(Entries taken from a collection)

>>>

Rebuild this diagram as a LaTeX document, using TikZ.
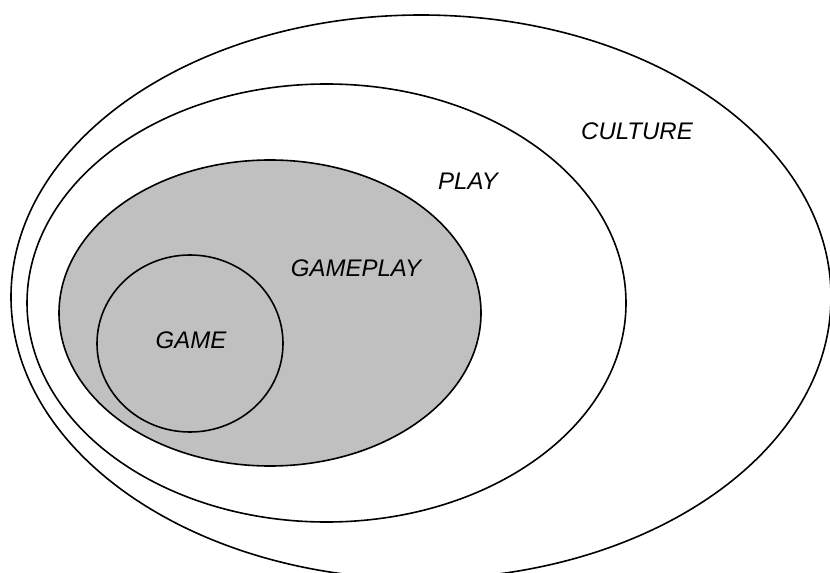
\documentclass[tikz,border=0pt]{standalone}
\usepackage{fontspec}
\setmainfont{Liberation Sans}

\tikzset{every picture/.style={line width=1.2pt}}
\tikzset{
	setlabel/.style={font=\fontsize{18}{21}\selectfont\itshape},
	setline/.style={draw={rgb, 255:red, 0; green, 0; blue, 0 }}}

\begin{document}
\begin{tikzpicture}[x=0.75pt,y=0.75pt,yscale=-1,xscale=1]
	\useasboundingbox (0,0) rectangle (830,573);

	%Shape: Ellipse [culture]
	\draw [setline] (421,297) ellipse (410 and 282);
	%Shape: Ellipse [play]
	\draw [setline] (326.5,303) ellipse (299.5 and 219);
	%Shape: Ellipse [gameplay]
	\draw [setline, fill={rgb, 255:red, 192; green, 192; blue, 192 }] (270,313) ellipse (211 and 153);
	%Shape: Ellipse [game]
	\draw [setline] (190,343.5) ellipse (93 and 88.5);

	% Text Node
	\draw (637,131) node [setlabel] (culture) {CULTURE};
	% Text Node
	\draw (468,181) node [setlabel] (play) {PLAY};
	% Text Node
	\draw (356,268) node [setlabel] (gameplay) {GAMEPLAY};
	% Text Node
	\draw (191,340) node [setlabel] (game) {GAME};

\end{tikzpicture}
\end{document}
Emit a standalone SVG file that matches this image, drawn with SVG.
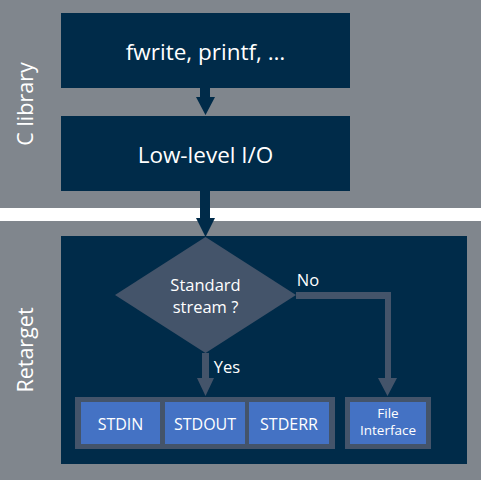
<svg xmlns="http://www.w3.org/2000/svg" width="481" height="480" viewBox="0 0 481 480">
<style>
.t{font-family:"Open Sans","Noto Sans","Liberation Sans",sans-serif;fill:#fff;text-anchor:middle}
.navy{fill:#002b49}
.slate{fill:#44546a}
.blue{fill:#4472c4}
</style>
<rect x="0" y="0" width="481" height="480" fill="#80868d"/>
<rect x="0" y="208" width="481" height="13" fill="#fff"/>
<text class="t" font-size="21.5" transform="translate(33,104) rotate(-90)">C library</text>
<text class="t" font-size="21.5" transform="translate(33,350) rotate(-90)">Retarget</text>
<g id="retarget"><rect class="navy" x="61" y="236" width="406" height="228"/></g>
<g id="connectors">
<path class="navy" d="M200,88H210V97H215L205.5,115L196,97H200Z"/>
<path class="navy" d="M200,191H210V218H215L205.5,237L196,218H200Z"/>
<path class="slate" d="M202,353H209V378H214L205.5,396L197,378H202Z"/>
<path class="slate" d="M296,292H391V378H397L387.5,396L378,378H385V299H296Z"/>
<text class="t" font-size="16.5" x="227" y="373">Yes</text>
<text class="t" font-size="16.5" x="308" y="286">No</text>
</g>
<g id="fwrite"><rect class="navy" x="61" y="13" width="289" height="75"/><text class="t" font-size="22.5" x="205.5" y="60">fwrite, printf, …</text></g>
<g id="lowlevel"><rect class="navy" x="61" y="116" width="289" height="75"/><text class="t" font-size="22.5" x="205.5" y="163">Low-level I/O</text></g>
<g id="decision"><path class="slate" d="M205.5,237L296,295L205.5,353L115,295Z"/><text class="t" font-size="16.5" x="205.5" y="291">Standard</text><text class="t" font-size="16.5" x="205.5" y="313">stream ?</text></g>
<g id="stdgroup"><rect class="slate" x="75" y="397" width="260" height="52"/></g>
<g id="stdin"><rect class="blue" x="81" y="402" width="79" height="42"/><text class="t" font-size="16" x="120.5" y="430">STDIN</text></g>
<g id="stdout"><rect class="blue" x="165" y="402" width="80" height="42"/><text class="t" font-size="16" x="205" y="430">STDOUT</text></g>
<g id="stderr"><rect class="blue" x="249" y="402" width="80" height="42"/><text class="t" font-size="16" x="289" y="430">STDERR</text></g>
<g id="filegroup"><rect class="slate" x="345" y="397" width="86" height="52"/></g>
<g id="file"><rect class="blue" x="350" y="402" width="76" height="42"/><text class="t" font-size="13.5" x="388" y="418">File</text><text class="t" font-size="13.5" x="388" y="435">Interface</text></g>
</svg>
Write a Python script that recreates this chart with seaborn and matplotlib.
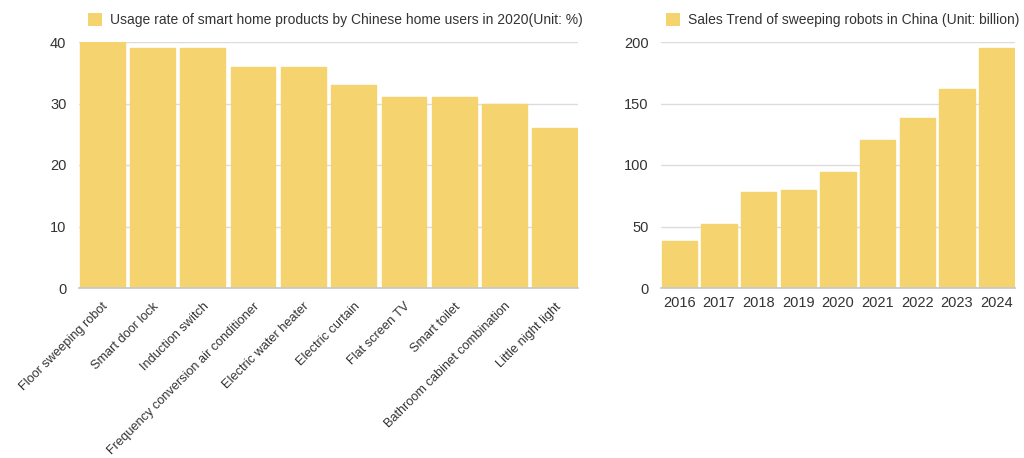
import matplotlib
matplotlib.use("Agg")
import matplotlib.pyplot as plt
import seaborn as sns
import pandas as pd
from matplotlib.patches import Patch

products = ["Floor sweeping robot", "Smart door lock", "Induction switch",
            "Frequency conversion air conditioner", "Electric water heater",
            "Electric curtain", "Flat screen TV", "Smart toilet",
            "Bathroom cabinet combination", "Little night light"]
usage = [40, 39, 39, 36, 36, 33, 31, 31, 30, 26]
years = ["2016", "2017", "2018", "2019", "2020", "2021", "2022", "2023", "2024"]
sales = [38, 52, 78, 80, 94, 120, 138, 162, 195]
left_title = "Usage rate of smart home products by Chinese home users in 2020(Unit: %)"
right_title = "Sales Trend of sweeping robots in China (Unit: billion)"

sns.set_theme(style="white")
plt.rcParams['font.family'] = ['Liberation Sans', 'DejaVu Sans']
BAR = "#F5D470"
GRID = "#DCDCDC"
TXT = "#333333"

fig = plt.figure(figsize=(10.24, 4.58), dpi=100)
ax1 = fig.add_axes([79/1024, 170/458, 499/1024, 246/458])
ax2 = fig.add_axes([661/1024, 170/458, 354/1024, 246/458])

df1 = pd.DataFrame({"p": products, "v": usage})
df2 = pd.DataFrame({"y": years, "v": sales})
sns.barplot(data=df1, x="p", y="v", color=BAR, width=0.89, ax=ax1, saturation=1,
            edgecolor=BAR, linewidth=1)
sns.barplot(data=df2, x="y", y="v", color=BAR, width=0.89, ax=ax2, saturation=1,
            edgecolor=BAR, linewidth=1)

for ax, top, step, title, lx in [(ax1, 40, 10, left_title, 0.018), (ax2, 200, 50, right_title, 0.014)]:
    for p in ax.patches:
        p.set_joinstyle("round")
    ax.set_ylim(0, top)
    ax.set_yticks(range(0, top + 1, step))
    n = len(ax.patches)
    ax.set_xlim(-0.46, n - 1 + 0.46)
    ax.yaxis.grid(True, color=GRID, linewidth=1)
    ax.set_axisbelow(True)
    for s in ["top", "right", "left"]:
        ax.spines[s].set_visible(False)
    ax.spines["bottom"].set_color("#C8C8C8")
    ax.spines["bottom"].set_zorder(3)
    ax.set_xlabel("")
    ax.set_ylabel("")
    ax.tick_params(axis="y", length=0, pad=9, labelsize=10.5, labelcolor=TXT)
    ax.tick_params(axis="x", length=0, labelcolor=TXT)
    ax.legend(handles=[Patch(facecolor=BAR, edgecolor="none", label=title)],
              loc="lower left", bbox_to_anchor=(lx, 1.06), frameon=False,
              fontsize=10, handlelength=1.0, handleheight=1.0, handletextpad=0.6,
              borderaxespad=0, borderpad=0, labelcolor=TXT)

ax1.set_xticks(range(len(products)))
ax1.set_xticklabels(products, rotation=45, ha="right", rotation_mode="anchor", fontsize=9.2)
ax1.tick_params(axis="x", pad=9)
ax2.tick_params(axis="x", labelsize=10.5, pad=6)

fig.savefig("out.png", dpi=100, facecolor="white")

<<<

• **The exercise**
The records above must be transcribed exactly. Pictures are left out of the copy.

• **Solution to this problem**
Rebuild this diagram as a LaTeX document, using TikZ.
\documentclass[tikz,border=0pt]{standalone}
\usepackage{fontspec}
\setmainfont{Liberation Sans}

\tikzset{every picture/.style={line width=1.2pt}}
\tikzset{
	setlabel/.style={font=\fontsize{18}{21}\selectfont\itshape},
	setline/.style={draw={rgb, 255:red, 0; green, 0; blue, 0 }}}

\begin{document}
\begin{tikzpicture}[x=0.75pt,y=0.75pt,yscale=-1,xscale=1]
	\useasboundingbox (0,0) rectangle (830,573);

	%Shape: Ellipse [culture]
	\draw [setline] (421,297) ellipse (410 and 282);
	%Shape: Ellipse [play]
	\draw [setline] (326.5,303) ellipse (299.5 and 219);
	%Shape: Ellipse [gameplay]
	\draw [setline, fill={rgb, 255:red, 192; green, 192; blue, 192 }] (270,313) ellipse (211 and 153);
	%Shape: Ellipse [game]
	\draw [setline] (190,343.5) ellipse (93 and 88.5);

	% Text Node
	\draw (637,131) node [setlabel] (culture) {CULTURE};
	% Text Node
	\draw (468,181) node [setlabel] (play) {PLAY};
	% Text Node
	\draw (356,268) node [setlabel] (gameplay) {GAMEPLAY};
	% Text Node
	\draw (191,340) node [setlabel] (game) {GAME};

\end{tikzpicture}
\end{document}
Emit a standalone SVG file that matches this image, drawn with SVG.
<svg xmlns="http://www.w3.org/2000/svg" width="481" height="480" viewBox="0 0 481 480">
<style>
.t{font-family:"Open Sans","Noto Sans","Liberation Sans",sans-serif;fill:#fff;text-anchor:middle}
.navy{fill:#002b49}
.slate{fill:#44546a}
.blue{fill:#4472c4}
</style>
<rect x="0" y="0" width="481" height="480" fill="#80868d"/>
<rect x="0" y="208" width="481" height="13" fill="#fff"/>
<text class="t" font-size="21.5" transform="translate(33,104) rotate(-90)">C library</text>
<text class="t" font-size="21.5" transform="translate(33,350) rotate(-90)">Retarget</text>
<g id="retarget"><rect class="navy" x="61" y="236" width="406" height="228"/></g>
<g id="connectors">
<path class="navy" d="M200,88H210V97H215L205.5,115L196,97H200Z"/>
<path class="navy" d="M200,191H210V218H215L205.5,237L196,218H200Z"/>
<path class="slate" d="M202,353H209V378H214L205.5,396L197,378H202Z"/>
<path class="slate" d="M296,292H391V378H397L387.5,396L378,378H385V299H296Z"/>
<text class="t" font-size="16.5" x="227" y="373">Yes</text>
<text class="t" font-size="16.5" x="308" y="286">No</text>
</g>
<g id="fwrite"><rect class="navy" x="61" y="13" width="289" height="75"/><text class="t" font-size="22.5" x="205.5" y="60">fwrite, printf, …</text></g>
<g id="lowlevel"><rect class="navy" x="61" y="116" width="289" height="75"/><text class="t" font-size="22.5" x="205.5" y="163">Low-level I/O</text></g>
<g id="decision"><path class="slate" d="M205.5,237L296,295L205.5,353L115,295Z"/><text class="t" font-size="16.5" x="205.5" y="291">Standard</text><text class="t" font-size="16.5" x="205.5" y="313">stream ?</text></g>
<g id="stdgroup"><rect class="slate" x="75" y="397" width="260" height="52"/></g>
<g id="stdin"><rect class="blue" x="81" y="402" width="79" height="42"/><text class="t" font-size="16" x="120.5" y="430">STDIN</text></g>
<g id="stdout"><rect class="blue" x="165" y="402" width="80" height="42"/><text class="t" font-size="16" x="205" y="430">STDOUT</text></g>
<g id="stderr"><rect class="blue" x="249" y="402" width="80" height="42"/><text class="t" font-size="16" x="289" y="430">STDERR</text></g>
<g id="filegroup"><rect class="slate" x="345" y="397" width="86" height="52"/></g>
<g id="file"><rect class="blue" x="350" y="402" width="76" height="42"/><text class="t" font-size="13.5" x="388" y="418">File</text><text class="t" font-size="13.5" x="388" y="435">Interface</text></g>
</svg>
Write a Python script that recreates this chart with seaborn and matplotlib.
import matplotlib
matplotlib.use("Agg")
import matplotlib.pyplot as plt
import seaborn as sns
import pandas as pd
from matplotlib.patches import Patch

products = ["Floor sweeping robot", "Smart door lock", "Induction switch",
            "Frequency conversion air conditioner", "Electric water heater",
            "Electric curtain", "Flat screen TV", "Smart toilet",
            "Bathroom cabinet combination", "Little night light"]
usage = [40, 39, 39, 36, 36, 33, 31, 31, 30, 26]
years = ["2016", "2017", "2018", "2019", "2020", "2021", "2022", "2023", "2024"]
sales = [38, 52, 78, 80, 94, 120, 138, 162, 195]
left_title = "Usage rate of smart home products by Chinese home users in 2020(Unit: %)"
right_title = "Sales Trend of sweeping robots in China (Unit: billion)"

sns.set_theme(style="white")
plt.rcParams['font.family'] = ['Liberation Sans', 'DejaVu Sans']
BAR = "#F5D470"
GRID = "#DCDCDC"
TXT = "#333333"

fig = plt.figure(figsize=(10.24, 4.58), dpi=100)
ax1 = fig.add_axes([79/1024, 170/458, 499/1024, 246/458])
ax2 = fig.add_axes([661/1024, 170/458, 354/1024, 246/458])

df1 = pd.DataFrame({"p": products, "v": usage})
df2 = pd.DataFrame({"y": years, "v": sales})
sns.barplot(data=df1, x="p", y="v", color=BAR, width=0.89, ax=ax1, saturation=1,
            edgecolor=BAR, linewidth=1)
sns.barplot(data=df2, x="y", y="v", color=BAR, width=0.89, ax=ax2, saturation=1,
            edgecolor=BAR, linewidth=1)

for ax, top, step, title, lx in [(ax1, 40, 10, left_title, 0.018), (ax2, 200, 50, right_title, 0.014)]:
    for p in ax.patches:
        p.set_joinstyle("round")
    ax.set_ylim(0, top)
    ax.set_yticks(range(0, top + 1, step))
    n = len(ax.patches)
    ax.set_xlim(-0.46, n - 1 + 0.46)
    ax.yaxis.grid(True, color=GRID, linewidth=1)
    ax.set_axisbelow(True)
    for s in ["top", "right", "left"]:
        ax.spines[s].set_visible(False)
    ax.spines["bottom"].set_color("#C8C8C8")
    ax.spines["bottom"].set_zorder(3)
    ax.set_xlabel("")
    ax.set_ylabel("")
    ax.tick_params(axis="y", length=0, pad=9, labelsize=10.5, labelcolor=TXT)
    ax.tick_params(axis="x", length=0, labelcolor=TXT)
    ax.legend(handles=[Patch(facecolor=BAR, edgecolor="none", label=title)],
              loc="lower left", bbox_to_anchor=(lx, 1.06), frameon=False,
              fontsize=10, handlelength=1.0, handleheight=1.0, handletextpad=0.6,
              borderaxespad=0, borderpad=0, labelcolor=TXT)

ax1.set_xticks(range(len(products)))
ax1.set_xticklabels(products, rotation=45, ha="right", rotation_mode="anchor", fontsize=9.2)
ax1.tick_params(axis="x", pad=9)
ax2.tick_params(axis="x", labelsize=10.5, pad=6)

fig.savefig("out.png", dpi=100, facecolor="white")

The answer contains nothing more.